**YOUR TASK**:
Everything from the first line of the data through the line with "from bokeh.resources import INLINE" is to be echoed exactly, minus the pictures.
□ □ □ □ □ □ □
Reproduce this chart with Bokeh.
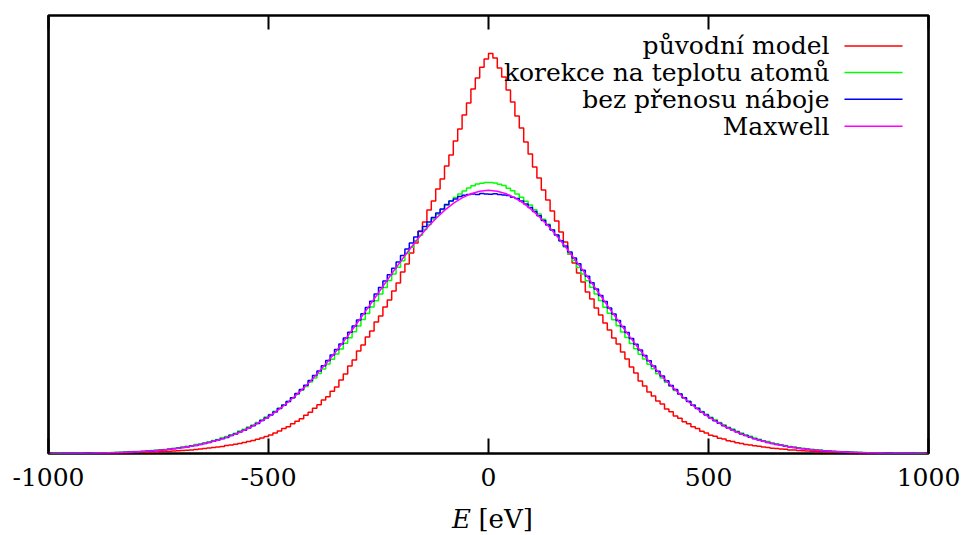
import numpy as np
from bokeh.plotting import figure
from bokeh.layouts import column
from bokeh.models import Range1d, LinearAxis, FixedTicker
from bokeh.core.properties import value
from bokeh.embed import file_html
from bokeh.resources import INLINE

# ---------------- data ----------------
BIN_START = -1000.0   # eV, left edge of first histogram bin
BIN_WIDTH = 10.0      # eV

x_ticks = [-1000, -500, 0, 500, 1000]
x_tick_labels = ["-1000", "-500", "0", "500", "1000"]
x_label_symbol = "E"
x_label_unit = "[eV]"

series_names = ["původní model", "korekce na teplotu atomů", "bez přenosu náboje", "Maxwell"]
series_colors = ["#ff0000", "#00ff00", "#0000ff", "#ff00ff"]

# "původní model" histogram, bins -1000..0 and 0..1000
puvodni_neg = [
    0.1, 0.1, 0.1, 0.1, 0.2, 0.1, 0.2, 0.2, 0.3, 0.2,
    0.3, 0.3, 0.4, 0.4, 0.5, 0.5, 0.6, 0.7, 0.8, 0.9,
    1.0, 1.1, 1.3, 1.4, 1.5, 1.7, 2.0, 2.2, 2.4, 2.8,
    3.0, 3.3, 3.6, 4.1, 4.6, 5.0, 5.5, 5.9, 6.6, 7.1,
    7.9, 8.4, 9.3, 10.1, 10.9, 12.1, 13.0, 14.3, 15.4, 17.1,
    18.4, 20.6, 22.4, 24.9, 26.8, 29.7, 32.2, 34.8, 38.3, 41.2,
    45.3, 48.7, 53.4, 56.8, 62.3, 66.6, 73.4, 79.6, 87.4, 93.6,
    102.4, 108.6, 116.5, 122.6, 131.4, 137.5, 146.6, 153.4, 162.5, 170.6,
    181.5, 189.6, 200.6, 210.5, 222.4, 231.6, 243.5, 252.5, 264.6, 274.4,
    287.5, 298.5, 312.6, 324.4, 338.5, 350.5, 364.4, 375.6, 386.3, 394.6,
]
puvodni_pos = [
    400.0, 395.4, 385.6, 376.4, 363.5, 351.6, 337.4, 325.5, 311.4, 299.6,
    286.4, 275.6, 263.5, 253.4, 242.5, 232.4, 221.5, 211.4, 199.5, 190.4,
    180.6, 171.5, 161.4, 154.5, 145.4, 138.6, 130.5, 123.4, 115.6, 109.5,
    101.6, 94.5, 86.6, 80.4, 72.6, 67.4, 61.6, 57.4, 52.6, 49.4,
    44.6, 41.8, 37.6, 35.3, 31.7, 29.8, 26.7, 24.9, 22.3, 20.6,
    18.3, 17.2, 15.3, 14.4, 12.8, 12.1, 10.8, 10.1, 9.1, 8.6,
    7.7, 7.3, 6.4, 6.1, 5.3, 5.1, 4.4, 4.2, 3.6, 3.4,
    2.9, 2.8, 2.4, 2.3, 1.8, 1.7, 1.5, 1.4, 1.2, 1.1,
    1.0, 0.9, 0.8, 0.7, 0.6, 0.5, 0.5, 0.4, 0.3, 0.3,
    0.3, 0.3, 0.2, 0.2, 0.2, 0.1, 0.1, 0.1, 0.1, 0.1,
]

# "korekce na teplotu atomů" histogram
korekce_neg = [
    0.1, 0.2, 0.2, 0.2, 0.3, 0.3, 0.4, 0.4, 0.5, 0.5,
    0.6, 0.7, 0.7, 0.8, 1.0, 1.1, 1.3, 1.4, 1.6, 1.9,
    2.1, 2.3, 2.7, 2.9, 3.3, 3.8, 4.1, 4.6, 5.3, 5.8,
    6.4, 7.2, 7.8, 8.9, 9.6, 10.7, 11.7, 13.0, 14.1, 15.7,
    17.0, 18.8, 20.3, 22.4, 24.2, 26.5, 28.5, 31.1, 33.5, 36.4,
    39.0, 42.3, 45.3, 48.8, 52.0, 55.8, 59.2, 63.3, 67.0, 71.4,
    75.4, 80.0, 84.5, 89.4, 94.2, 99.5, 104.6, 110.3, 115.8, 121.8,
    127.6, 133.9, 140.0, 146.5, 152.8, 159.6, 166.0, 172.9, 179.4, 186.3,
    192.8, 199.9, 206.2, 212.7, 218.2, 223.9, 229.1, 234.4, 239.2, 244.0,
    248.2, 252.5, 256.0, 259.6, 262.5, 265.4, 267.7, 269.5, 270.3, 271.1,
]
korekce_pos = [
    270.9, 270.5, 269.3, 267.9, 265.2, 262.7, 259.4, 256.2, 252.3, 248.4,
    243.8, 239.4, 234.2, 229.3, 223.7, 218.4, 212.5, 206.4, 199.7, 193.0,
    186.1, 179.6, 172.7, 166.2, 159.4, 153.0, 146.3, 140.2, 133.7, 127.8,
    121.6, 116.0, 110.1, 104.8, 99.3, 94.4, 89.2, 84.7, 79.8, 75.6,
    71.2, 67.2, 63.1, 59.4, 55.6, 52.2, 48.6, 45.5, 42.1, 39.2,
    36.2, 33.7, 30.9, 28.7, 26.3, 24.4, 22.2, 20.5, 18.6, 17.2,
    15.5, 14.3, 12.8, 11.9, 10.5, 9.8, 8.7, 8.0, 7.0, 6.6,
    5.7, 5.3, 4.6, 4.2, 3.6, 3.4, 2.8, 2.7, 2.2, 2.1,
    1.7, 1.7, 1.3, 1.3, 1.0, 1.0, 0.8, 0.7, 0.6, 0.6,
    0.5, 0.5, 0.4, 0.4, 0.3, 0.3, 0.2, 0.2, 0.2, 0.1,
]

# "bez přenosu náboje" histogram
bez_neg = [
    0.1, 0.1, 0.1, 0.2, 0.2, 0.2, 0.3, 0.3, 0.4, 0.4,
    0.5, 0.6, 0.6, 0.7, 0.8, 1.0, 1.1, 1.2, 1.4, 1.6,
    1.8, 2.1, 2.3, 2.6, 3.0, 3.3, 3.8, 4.2, 4.8, 5.3,
    5.9, 6.6, 7.4, 8.1, 9.1, 10.0, 11.1, 12.2, 13.5, 14.8,
    16.1, 17.9, 19.6, 21.4, 23.2, 25.6, 27.8, 30.1, 32.9, 35.5,
    38.4, 41.6, 44.9, 48.3, 51.9, 55.8, 59.9, 64.0, 68.3, 72.9,
    77.9, 82.6, 87.8, 92.9, 98.5, 104.0, 109.6, 115.5, 121.3, 127.4,
    133.5, 139.7, 146.0, 152.2, 159.6, 166.0, 172.4, 178.8, 185.2, 191.5,
    198.0, 204.5, 210.5, 216.5, 222.0, 227.0, 231.5, 236.0, 240.5, 244.5,
    249.0, 252.5, 254.6, 257.1, 258.2, 258.9, 259.6, 259.1, 260.1, 259.6,
]
bez_pos = [
    259.3, 259.8, 259.0, 258.4, 257.9, 256.2, 255.0, 252.4, 249.6, 246.1,
    241.9, 237.8, 233.1, 228.6, 223.4, 218.4, 212.8, 207.5, 201.6, 195.6,
    189.7, 183.3, 177.2, 170.8, 164.6, 158.1, 151.9, 145.6, 139.4, 133.1,
    127.0, 121.1, 115.0, 109.3, 103.6, 98.0, 92.7, 87.4, 82.3, 77.5,
    72.8, 68.1, 63.9, 59.6, 55.7, 51.9, 48.2, 44.9, 41.5, 38.5,
    35.5, 32.8, 30.2, 27.8, 25.5, 23.5, 21.4, 19.6, 17.9, 16.3,
    14.8, 13.5, 12.2, 11.1, 10.0, 9.0, 8.2, 7.3, 6.6, 5.9,
    5.3, 4.8, 4.2, 3.8, 3.3, 2.9, 2.6, 2.3, 2.0, 1.8,
    1.6, 1.4, 1.2, 1.1, 0.9, 0.8, 0.7, 0.6, 0.6, 0.5,
    0.4, 0.4, 0.3, 0.3, 0.2, 0.2, 0.2, 0.1, 0.1, 0.1,
]

# Maxwell curve sampled every 20 eV from -1000 to 1000
maxwell_E = list(range(-1000, 1001, 20))
maxwell_y = [
    0.1, 0.1, 0.2, 0.25, 0.3, 0.4, 0.6, 0.8, 1.0, 1.3,
    1.7, 2.2, 2.8, 3.5, 4.4, 5.5, 6.9, 8.5, 10.5, 12.8,
    15.4, 18.6, 22.3, 26.5, 31.3, 36.7, 42.9, 49.7, 57.3, 65.6,
    74.6, 84.4, 94.8, 105.8, 117.4, 129.5, 141.9, 154.5, 167.1, 179.7,
    191.9, 203.8, 215.0, 225.4, 234.8, 243.1, 250.1, 255.6, 259.7, 262.2,
    263.3,
    262.2, 259.7, 255.6, 250.1, 243.1, 234.8, 225.4, 215.0, 203.8, 191.9,
    179.7, 167.1, 154.5, 141.9, 129.5, 117.4, 105.8, 94.8, 84.4, 74.6,
    65.6, 57.3, 49.7, 42.9, 36.7, 31.3, 26.5, 22.3, 18.6, 15.4,
    12.8, 10.5, 8.5, 6.9, 5.5, 4.4, 3.5, 2.8, 2.2, 1.7,
    1.3, 1.0, 0.8, 0.6, 0.4, 0.3, 0.25, 0.2, 0.1, 0.1,
]

# ---------------- build ----------------
hist_series = [puvodni_neg + puvodni_pos, korekce_neg + korekce_pos, bez_neg + bez_pos]
n_bins = len(hist_series[0])
bin_centers = BIN_START + BIN_WIDTH * (np.arange(n_bins) + 0.5)

FONT = "DejaVu Serif"
FS_TICK = "25px"
FS_LEG = "25px"

MAIN_H = 500
p = figure(width=966, height=MAIN_H,
           x_range=Range1d(-1000, 1000), y_range=Range1d(0, 438),
           output_backend="svg", toolbar_location=None,
           y_axis_location=None,
           min_border_left=48, min_border_right=38,
           min_border_top=15, min_border_bottom=MAIN_H - 15 - 438)
p.xgrid.visible = False
p.ygrid.visible = False
p.background_fill_color = "white"
p.border_fill_color = "white"
p.outline_line_color = "black"
p.outline_line_width = 2.7

ax = p.xaxis[0]
ax.ticker = FixedTicker(ticks=x_ticks)
ax.major_label_overrides = {t: s for t, s in zip(x_ticks, x_tick_labels)}
ax.major_label_text_font = FONT
ax.major_label_text_font_size = FS_TICK
ax.major_label_text_color = "black"
ax.major_label_standoff = 14
ax.major_tick_in = 15
ax.major_tick_out = 0
ax.major_tick_line_width = 2
ax.major_tick_line_color = "black"
ax.minor_tick_line_color = None
ax.axis_line_color = None

top = LinearAxis(ticker=FixedTicker(ticks=x_ticks),
                 major_label_overrides={t: "" for t in x_ticks},
                 major_label_text_font_size="0px",
                 major_label_standoff=0,
                 major_tick_in=14, major_tick_out=0,
                 major_tick_line_width=2,
                 minor_tick_line_color=None, axis_line_color=None)
p.add_layout(top, "above")

for vals, color in zip(hist_series, series_colors[:3]):
    p.step(x=bin_centers, y=vals, mode="center", line_color=color, line_width=1.5)
p.line(x=maxwell_E, y=maxwell_y, line_color=series_colors[3], line_width=1.5)

# legend (text right-aligned, sample line to the right)
legend_text_x = 775
legend_line_x0, legend_line_x1 = 809, 941
legend_rows_y = [407.6, 381.0, 354.3, 327.3]
for name, color, yy in zip(series_names, series_colors, legend_rows_y):
    p.text(x=[legend_text_x], y=[yy], text=[name], text_align="right",
           text_baseline="middle", text_font=value(FONT),
           text_font_size=FS_LEG, text_color="black")
    p.segment(x0=[legend_line_x0], y0=[yy], x1=[legend_line_x1], y1=[yy],
              line_color=color, line_width=1.5)

# x-axis title "E [eV]" in a thin strip below the main plot
TITLE_H = 535 - MAIN_H
q = figure(width=966, height=TITLE_H, x_range=Range1d(0, 966), y_range=Range1d(0, TITLE_H),
           output_backend="svg", toolbar_location=None,
           x_axis_location=None, y_axis_location=None,
           min_border=0, outline_line_color=None)
q.xgrid.visible = False
q.ygrid.visible = False
q.background_fill_color = "white"
q.border_fill_color = "white"
q.text(x=[443], y=[16.5], text=[x_label_symbol], text_align="left",
       text_baseline="middle", text_font=value(FONT), text_font_style="italic",
       text_font_size="26px", text_color="black")
q.text(x=[472], y=[16.5], text=[x_label_unit], text_align="left",
       text_baseline="middle", text_font=value(FONT),
       text_font_size="26px", text_color="black")

layout = column(p, q, spacing=0)
open("out.html", "w").write(file_html(layout, INLINE))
□ □ □ □ □ □ □
**EXERCISE SOLUTION**:
Reproduce this chart with Bokeh.
import numpy as np
from bokeh.plotting import figure
from bokeh.layouts import column
from bokeh.models import Range1d, LinearAxis, FixedTicker
from bokeh.core.properties import value
from bokeh.embed import file_html
from bokeh.resources import INLINE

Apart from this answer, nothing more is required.